TASK TO COMPLETE
Go through the listing and return every line with "that" in it.
## begin
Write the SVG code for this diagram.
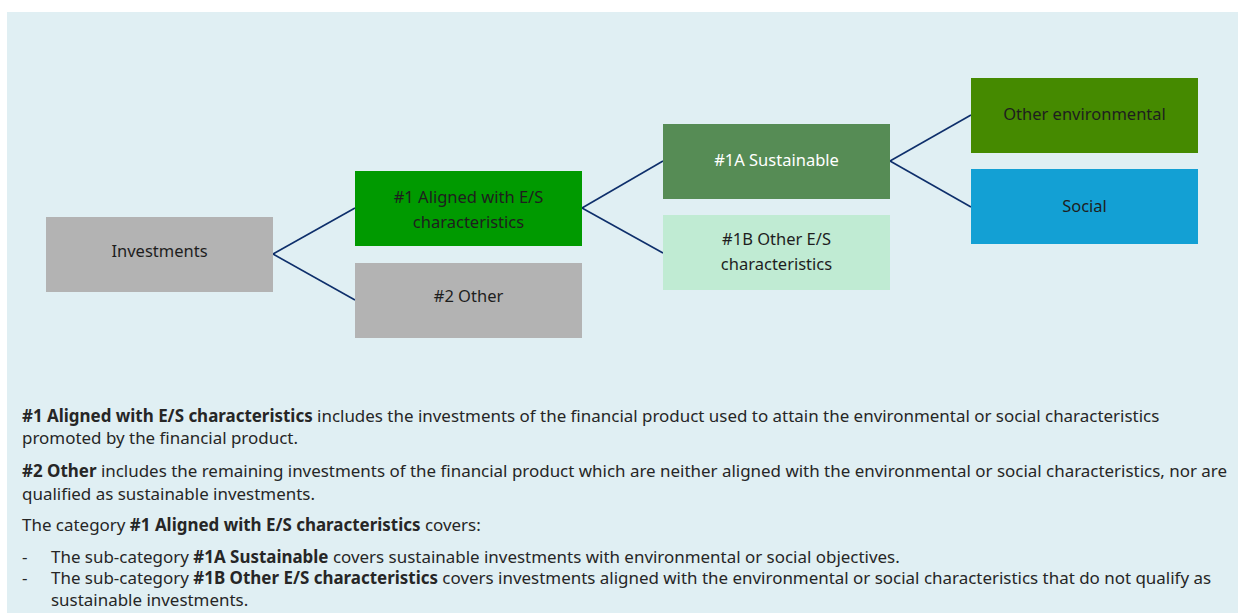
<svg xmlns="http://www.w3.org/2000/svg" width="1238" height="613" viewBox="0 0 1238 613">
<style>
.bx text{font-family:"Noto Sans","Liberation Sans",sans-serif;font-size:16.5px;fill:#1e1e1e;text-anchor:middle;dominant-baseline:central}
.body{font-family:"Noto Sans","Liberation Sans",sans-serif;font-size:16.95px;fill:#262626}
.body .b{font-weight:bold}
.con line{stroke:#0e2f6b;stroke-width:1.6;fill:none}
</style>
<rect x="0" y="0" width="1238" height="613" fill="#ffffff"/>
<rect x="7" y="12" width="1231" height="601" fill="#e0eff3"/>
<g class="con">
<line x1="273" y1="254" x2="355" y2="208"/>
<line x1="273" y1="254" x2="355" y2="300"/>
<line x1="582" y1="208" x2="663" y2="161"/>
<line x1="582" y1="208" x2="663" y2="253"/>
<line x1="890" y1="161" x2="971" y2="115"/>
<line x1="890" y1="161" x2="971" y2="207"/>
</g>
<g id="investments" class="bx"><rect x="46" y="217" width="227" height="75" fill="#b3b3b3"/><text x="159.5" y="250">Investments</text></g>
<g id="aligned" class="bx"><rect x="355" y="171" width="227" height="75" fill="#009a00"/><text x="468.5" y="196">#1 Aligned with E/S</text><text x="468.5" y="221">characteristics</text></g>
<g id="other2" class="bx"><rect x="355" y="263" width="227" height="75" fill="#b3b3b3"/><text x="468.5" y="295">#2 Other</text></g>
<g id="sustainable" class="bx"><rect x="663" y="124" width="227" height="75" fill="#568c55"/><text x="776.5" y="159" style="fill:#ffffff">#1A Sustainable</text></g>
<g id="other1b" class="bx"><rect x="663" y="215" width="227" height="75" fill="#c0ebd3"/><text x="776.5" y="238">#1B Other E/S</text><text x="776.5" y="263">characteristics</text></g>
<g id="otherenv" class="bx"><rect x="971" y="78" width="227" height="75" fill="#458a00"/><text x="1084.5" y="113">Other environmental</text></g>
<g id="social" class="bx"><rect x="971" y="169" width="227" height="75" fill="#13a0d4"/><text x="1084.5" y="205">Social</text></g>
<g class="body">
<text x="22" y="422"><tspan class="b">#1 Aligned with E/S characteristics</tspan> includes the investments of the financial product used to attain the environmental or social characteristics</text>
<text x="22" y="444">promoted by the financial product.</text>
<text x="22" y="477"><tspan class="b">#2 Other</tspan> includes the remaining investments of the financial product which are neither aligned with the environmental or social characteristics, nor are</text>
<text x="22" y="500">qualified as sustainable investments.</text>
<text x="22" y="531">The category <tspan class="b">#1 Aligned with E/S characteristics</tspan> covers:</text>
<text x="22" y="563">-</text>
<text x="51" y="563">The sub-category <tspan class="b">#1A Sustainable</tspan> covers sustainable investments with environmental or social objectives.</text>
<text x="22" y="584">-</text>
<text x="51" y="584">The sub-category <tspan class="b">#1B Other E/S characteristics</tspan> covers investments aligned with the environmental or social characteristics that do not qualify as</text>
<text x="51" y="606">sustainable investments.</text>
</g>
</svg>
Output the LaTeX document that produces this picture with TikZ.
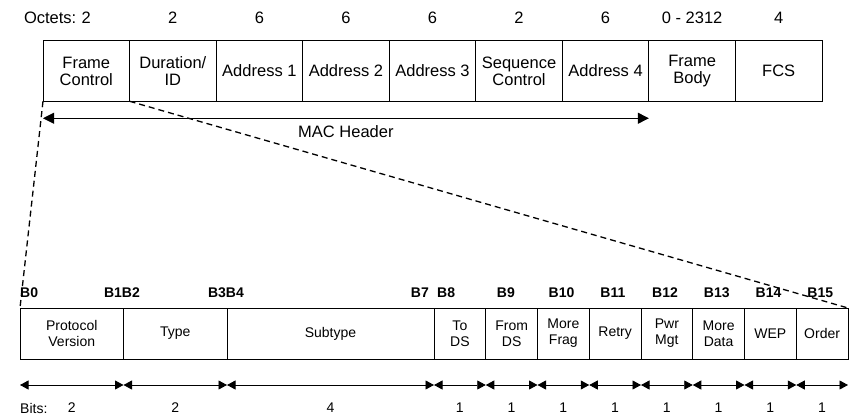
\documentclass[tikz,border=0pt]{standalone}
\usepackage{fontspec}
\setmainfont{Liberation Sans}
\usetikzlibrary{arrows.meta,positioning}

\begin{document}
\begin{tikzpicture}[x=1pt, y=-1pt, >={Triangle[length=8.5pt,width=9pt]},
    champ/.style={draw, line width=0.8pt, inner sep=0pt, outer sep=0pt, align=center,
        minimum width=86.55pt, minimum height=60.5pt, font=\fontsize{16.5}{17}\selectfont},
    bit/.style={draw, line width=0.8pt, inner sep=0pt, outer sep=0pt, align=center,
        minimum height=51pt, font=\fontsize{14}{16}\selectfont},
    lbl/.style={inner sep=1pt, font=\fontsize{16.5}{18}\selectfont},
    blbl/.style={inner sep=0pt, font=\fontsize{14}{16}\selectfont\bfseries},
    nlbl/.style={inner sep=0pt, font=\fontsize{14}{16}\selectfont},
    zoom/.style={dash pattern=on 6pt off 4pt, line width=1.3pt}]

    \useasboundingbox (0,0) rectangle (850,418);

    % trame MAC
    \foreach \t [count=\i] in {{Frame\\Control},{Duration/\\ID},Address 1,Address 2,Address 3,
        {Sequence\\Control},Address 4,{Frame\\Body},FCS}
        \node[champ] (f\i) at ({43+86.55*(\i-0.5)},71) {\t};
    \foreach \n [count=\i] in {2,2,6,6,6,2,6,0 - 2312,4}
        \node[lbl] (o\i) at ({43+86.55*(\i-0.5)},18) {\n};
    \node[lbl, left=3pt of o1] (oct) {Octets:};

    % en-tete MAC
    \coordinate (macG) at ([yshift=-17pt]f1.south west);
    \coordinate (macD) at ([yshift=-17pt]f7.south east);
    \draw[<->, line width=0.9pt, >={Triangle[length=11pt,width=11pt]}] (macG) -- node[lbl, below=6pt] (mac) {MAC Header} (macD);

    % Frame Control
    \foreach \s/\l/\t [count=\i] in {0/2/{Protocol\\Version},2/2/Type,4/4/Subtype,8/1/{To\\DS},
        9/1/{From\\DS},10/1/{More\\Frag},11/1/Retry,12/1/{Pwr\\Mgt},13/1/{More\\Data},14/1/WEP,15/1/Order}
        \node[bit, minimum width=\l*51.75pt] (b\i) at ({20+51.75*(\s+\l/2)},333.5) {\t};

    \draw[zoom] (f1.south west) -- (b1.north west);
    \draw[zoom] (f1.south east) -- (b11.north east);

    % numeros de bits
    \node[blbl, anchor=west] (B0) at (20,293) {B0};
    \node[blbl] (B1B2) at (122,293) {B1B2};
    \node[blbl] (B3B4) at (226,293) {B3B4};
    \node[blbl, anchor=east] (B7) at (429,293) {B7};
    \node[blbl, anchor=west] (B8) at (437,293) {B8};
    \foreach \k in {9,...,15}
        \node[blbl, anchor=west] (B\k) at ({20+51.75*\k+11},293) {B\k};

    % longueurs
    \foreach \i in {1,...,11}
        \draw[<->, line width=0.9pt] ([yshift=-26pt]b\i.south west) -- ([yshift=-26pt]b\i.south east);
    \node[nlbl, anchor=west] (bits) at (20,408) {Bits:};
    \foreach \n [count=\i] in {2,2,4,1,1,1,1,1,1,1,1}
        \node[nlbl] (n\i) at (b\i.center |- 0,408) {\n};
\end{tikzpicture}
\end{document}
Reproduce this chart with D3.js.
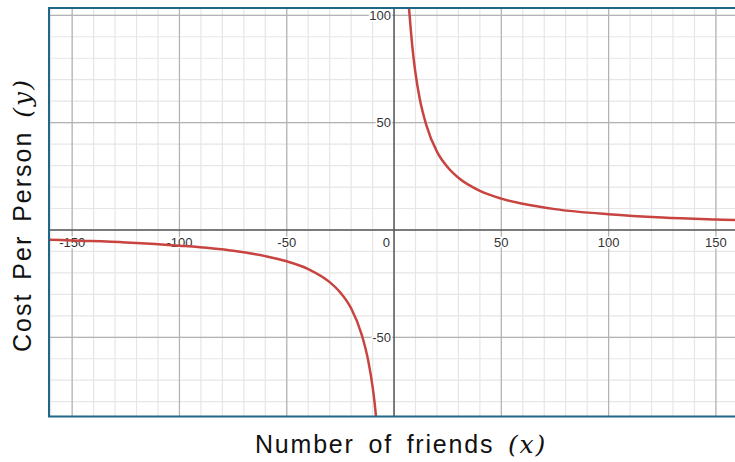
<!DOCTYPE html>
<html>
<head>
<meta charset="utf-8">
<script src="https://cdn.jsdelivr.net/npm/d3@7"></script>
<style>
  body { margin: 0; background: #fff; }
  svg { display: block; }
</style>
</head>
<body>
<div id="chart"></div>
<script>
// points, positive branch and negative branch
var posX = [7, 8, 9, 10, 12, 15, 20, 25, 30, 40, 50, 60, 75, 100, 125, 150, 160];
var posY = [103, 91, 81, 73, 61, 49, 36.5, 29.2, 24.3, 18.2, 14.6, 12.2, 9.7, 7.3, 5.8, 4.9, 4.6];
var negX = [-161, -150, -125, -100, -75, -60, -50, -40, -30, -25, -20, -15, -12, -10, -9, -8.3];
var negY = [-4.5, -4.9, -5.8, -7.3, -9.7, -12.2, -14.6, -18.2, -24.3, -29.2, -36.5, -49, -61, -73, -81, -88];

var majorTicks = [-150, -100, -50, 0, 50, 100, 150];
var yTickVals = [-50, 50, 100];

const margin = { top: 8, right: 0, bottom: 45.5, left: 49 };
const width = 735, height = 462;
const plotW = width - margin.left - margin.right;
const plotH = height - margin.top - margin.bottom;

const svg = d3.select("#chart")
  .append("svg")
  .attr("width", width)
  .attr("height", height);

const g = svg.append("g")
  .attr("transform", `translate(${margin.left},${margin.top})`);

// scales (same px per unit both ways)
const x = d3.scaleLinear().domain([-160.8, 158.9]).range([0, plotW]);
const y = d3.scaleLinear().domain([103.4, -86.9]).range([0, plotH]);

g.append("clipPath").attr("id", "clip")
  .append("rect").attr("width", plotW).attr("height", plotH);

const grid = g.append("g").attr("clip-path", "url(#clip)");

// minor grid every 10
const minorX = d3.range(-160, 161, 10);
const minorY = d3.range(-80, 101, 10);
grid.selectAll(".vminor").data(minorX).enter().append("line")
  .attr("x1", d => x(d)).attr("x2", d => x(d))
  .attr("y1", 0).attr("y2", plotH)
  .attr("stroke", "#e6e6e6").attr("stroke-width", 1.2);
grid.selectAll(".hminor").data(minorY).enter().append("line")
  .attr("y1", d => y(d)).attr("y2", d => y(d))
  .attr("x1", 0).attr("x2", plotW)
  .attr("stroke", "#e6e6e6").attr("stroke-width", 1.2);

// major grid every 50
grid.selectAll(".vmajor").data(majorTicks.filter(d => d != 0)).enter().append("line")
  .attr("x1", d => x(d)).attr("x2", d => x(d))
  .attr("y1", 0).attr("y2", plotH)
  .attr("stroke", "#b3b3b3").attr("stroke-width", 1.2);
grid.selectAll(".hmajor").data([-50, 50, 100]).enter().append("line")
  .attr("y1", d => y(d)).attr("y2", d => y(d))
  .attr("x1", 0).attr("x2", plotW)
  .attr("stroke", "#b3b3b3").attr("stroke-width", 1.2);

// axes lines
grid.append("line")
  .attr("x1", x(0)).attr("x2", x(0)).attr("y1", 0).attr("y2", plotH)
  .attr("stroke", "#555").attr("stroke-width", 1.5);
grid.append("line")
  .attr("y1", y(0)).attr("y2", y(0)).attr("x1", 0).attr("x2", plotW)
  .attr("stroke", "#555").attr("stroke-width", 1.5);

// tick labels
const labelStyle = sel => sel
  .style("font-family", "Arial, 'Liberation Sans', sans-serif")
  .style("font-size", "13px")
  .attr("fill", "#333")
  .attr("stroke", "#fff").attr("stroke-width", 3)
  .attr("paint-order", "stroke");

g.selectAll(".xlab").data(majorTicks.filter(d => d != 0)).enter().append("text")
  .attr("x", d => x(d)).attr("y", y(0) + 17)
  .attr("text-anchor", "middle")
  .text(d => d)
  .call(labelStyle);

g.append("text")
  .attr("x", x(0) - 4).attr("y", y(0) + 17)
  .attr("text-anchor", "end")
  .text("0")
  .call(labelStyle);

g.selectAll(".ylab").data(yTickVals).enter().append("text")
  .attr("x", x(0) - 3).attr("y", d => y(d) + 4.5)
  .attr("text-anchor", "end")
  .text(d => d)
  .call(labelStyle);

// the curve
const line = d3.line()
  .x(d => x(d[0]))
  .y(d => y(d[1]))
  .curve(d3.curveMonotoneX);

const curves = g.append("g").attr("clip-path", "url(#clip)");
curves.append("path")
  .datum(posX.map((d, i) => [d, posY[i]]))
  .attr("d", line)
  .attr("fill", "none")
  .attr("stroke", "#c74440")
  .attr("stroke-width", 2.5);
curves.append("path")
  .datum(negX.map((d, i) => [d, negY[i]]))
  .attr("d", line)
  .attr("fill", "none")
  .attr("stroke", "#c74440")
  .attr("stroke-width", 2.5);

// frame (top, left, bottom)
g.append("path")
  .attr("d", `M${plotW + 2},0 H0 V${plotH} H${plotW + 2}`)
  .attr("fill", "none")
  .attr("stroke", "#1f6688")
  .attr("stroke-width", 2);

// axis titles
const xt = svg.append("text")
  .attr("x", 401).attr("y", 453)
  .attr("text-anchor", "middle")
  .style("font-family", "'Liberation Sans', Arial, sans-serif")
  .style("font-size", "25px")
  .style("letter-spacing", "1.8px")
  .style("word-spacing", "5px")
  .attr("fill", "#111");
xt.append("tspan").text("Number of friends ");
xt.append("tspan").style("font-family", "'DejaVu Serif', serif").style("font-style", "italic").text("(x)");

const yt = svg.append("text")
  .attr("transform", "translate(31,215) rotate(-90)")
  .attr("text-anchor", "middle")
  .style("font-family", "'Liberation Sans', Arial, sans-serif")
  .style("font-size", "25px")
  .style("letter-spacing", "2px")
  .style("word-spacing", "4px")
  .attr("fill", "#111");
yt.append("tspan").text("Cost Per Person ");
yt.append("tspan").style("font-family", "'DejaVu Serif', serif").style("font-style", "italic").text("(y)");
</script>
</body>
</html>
## end
SOLUTION TO THIS EXERCISE
<text x="51" y="584">The sub-category <tspan class="b">#1B Other E/S characteristics</tspan> covers investments aligned with the environmental or social characteristics that do not qualify as</text>
Output the LaTeX document that produces this picture with TikZ.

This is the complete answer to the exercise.